A recent opinion letter issued by the U.S. Department of Labor (“USDOL”) reflects a shift in the Department’s intention with respect to wage and hour laws as applied to a driver’s time spent sleeping. Specifically, the new rule provided that “the time drivers are relieved of all duties and permitted to sleep in a sleeper berth is presumptively nonworking time that is not compensable.” A distinction exists, however, for employees who are “engaged to wait;” which was defined as a scenario where “waiting is an integral part of the job” and wait times are short or unpredictable. Although non-binding, the new interpretation by the USDOL will certainly provide guidance to courts who may very well show deference to the USDOL’s reasoning.
The prior guidance required a confusing analysis which yielded inconsistent treatment for when a driver’s sleeping time should be compensated. For example:
- A driver’s sleeping time may be unpaid if “adequate facilities” are furnished.

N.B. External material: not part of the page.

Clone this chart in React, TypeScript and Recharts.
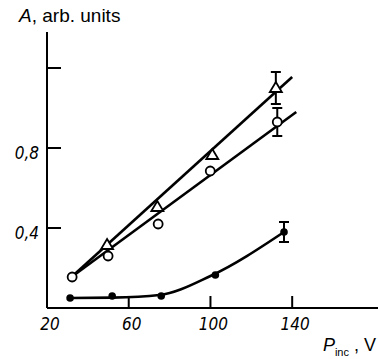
import React from 'react';
import { ComposedChart, Line, Scatter, XAxis, YAxis, ErrorBar } from 'recharts';

// measured points
const triangles = [
  { x: 49.4, y: 0.315 },
  { x: 74, y: 0.505 },
  { x: 100.9, y: 0.765 },
  { x: 132, y: 1.1 },
];
const openCircles = [
  { x: 32.3, y: 0.155 },
  { x: 49.9, y: 0.26 },
  { x: 74.4, y: 0.42 },
  { x: 99.9, y: 0.685 },
  { x: 132.7, y: 0.93 },
];
const filledCircles = [
  { x: 31.3, y: 0.05 },
  { x: 51.9, y: 0.06 },
  { x: 75.9, y: 0.06 },
  { x: 102.4, y: 0.165 },
  { x: 136, y: 0.38 },
];
// error bars on the last point of each series
const errorPoints = [
  { x: 132, y: 1.1, err: 0.08 },
  { x: 132.7, y: 0.93, err: 0.07 },
  { x: 136, y: 0.38, err: 0.05 },
];

// fitted curves
const triangleFit = [
  { x: 32, y: 0.155 },
  { x: 140, y: 1.155 },
];
const circleFit = [
  { x: 32, y: 0.155 },
  { x: 142, y: 0.98 },
];
const filledFit = [
  { x: 31.3, y: 0.05 },
  { x: 52, y: 0.052 },
  { x: 75, y: 0.065 },
  { x: 100, y: 0.16 },
  { x: 136, y: 0.38 },
];

const xTicks = [20, 60, 100, 140];
const yTicks = [0.4, 0.8, 1.2];
const yLabels: Record<string, string> = { '0.4': '0,4', '0.8': '0,8' };

const tickFont = { fontFamily: '"Liberation Sans Narrow", "DejaVu Sans Condensed", sans-serif', fontStyle: 'italic', fontSize: 17 };

const YTick = (props: any) => {
  const { x, y, payload } = props;
  const label = yLabels[String(payload.value)];
  return (
    <g>
      <line x1={x} x2={x + 14} y1={y} y2={y} stroke="#000" strokeWidth={2} />
      {label && (
        <text x={x - 8} y={y + 11} textAnchor="end" fill="#000" style={tickFont}>
          {label}
        </text>
      )}
    </g>
  );
};

const XTick = (props: any) => {
  const { x, y, payload } = props;
  return (
    <g>
      {payload.value !== 20 && <line x1={x} x2={x} y1={y} y2={y - 12} stroke="#000" strokeWidth={2} />}
      <text x={x + 3} y={y + 22} textAnchor="middle" fill="#000" style={tickFont}>
        {payload.value}
      </text>
    </g>
  );
};

const Triangle = (props: any) => {
  const { cx, cy } = props;
  return (
    <path
      d={`M${cx},${cy - 6} L${cx + 6},${cy + 4} L${cx - 6},${cy + 4} Z`}
      fill="#fff"
      stroke="#000"
      strokeWidth={1.8}
    />
  );
};
const OpenDot = (props: any) => <circle cx={props.cx} cy={props.cy} r={4.5} fill="#fff" stroke="#000" strokeWidth={1.8} />;
const FilledDot = (props: any) => <circle cx={props.cx} cy={props.cy} r={3.8} fill="#000" />;
const NoDot = () => <g />;

export default function App() {
  return (
    <div style={{ position: 'absolute', left: 0, top: 0, width: 378, height: 359, background: '#fff', fontFamily: 'Arial, "Liberation Sans", sans-serif' }}>
      <ComposedChart width={378} height={359} margin={{ top: 32, right: 0, bottom: 0, left: 0 }}>
        <XAxis
          type="number"
          dataKey="x"
          domain={[20, 182]}
          ticks={xTicks}
          allowDataOverflow
          height={51}
          tickSize={0}
          tickMargin={0}
          tickLine={false}
          tick={<XTick />}
          axisLine={{ stroke: '#000', strokeWidth: 2 }}
        />
        <YAxis
          type="number"
          dataKey="y"
          domain={[0, 1.38]}
          ticks={yTicks}
          allowDataOverflow
          width={47}
          tickSize={0}
          tickMargin={0}
          tickLine={false}
          tick={<YTick />}
          axisLine={{ stroke: '#000', strokeWidth: 2 }}
        />
        <Line data={triangleFit} dataKey="y" type="linear" stroke="#000" strokeWidth={2.6} dot={false} isAnimationActive={false} />
        <Line data={circleFit} dataKey="y" type="linear" stroke="#000" strokeWidth={2.6} dot={false} isAnimationActive={false} />
        <Line data={filledFit} dataKey="y" type="monotone" stroke="#000" strokeWidth={2.6} dot={false} isAnimationActive={false} />
        <Scatter data={errorPoints} dataKey="y" shape={<NoDot />} isAnimationActive={false}>
          <ErrorBar dataKey="err" direction="y" width={5} stroke="#000" strokeWidth={2} isAnimationActive={false} />
        </Scatter>
        <Scatter data={triangles} dataKey="y" shape={<Triangle />} isAnimationActive={false} />
        <Scatter data={openCircles} dataKey="y" shape={<OpenDot />} isAnimationActive={false} />
        <Scatter data={filledCircles} dataKey="y" shape={<FilledDot />} isAnimationActive={false} />
      </ComposedChart>
      <div style={{ position: 'absolute', left: 19, top: 4, fontSize: 19, lineHeight: '24px', color: '#000', whiteSpace: 'nowrap' }}>
        <i>A</i>, arb. units
      </div>
      <div style={{ position: 'absolute', right: 2, top: 333, fontSize: 18, lineHeight: '24px', color: '#000', whiteSpace: 'nowrap' }}>
        <i>P</i>
        <sub style={{ fontSize: 11 }}>inc</sub> , V
      </div>
    </div>
  );
}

- Up to eight hours of sleeping time could be unpaid for a trip of at least 24 hours.
- Drivers should be paid for sleeping time during trips lasting less than 23 hours.
USDOL’s new opinion letter acknowledged the applicability issue and noted that the prior guidance was “unnecessarily burdensome” on employers.
The new guidance is much more straightforward and provides that “the time drivers are relieved of all duties and permitted to sleep in a sleeper berth is presumptively nonworking time that is not compensable [emphasis added].” However, this does not relieve an employer from compensating under all scenarios where a driver is required to sleep during a haul. The opinion letter enumerated a distinction for drivers who are “engaged to wait;” which was defined as a scenario where “waiting is an integral part of the job” and wait times are short or unpredictable. For example, an employer is likely still required to compensate for time spent waiting for goods to be loaded on a truck, regardless of whether the driver is sleeping during that period. Activities such as this are considered on-duty downtime, which are typically compensable.
Importantly, the opinion letter is non-binding on courts in their application of federal and/or state wage and hour laws. However, this does not mean that the USDOL’s opinion is meaningless. These letters serve as informal guidance which courts may show deference if they are supported by well-established reasoning.
The practice of issuing opinion letters was suspended in 2010 by President Obama and was recently revived under President Trump in 2018. This opinion letter represents a trend by USDOL to influence notable litigation topics which have been treated inconsistently across various jurisdictions.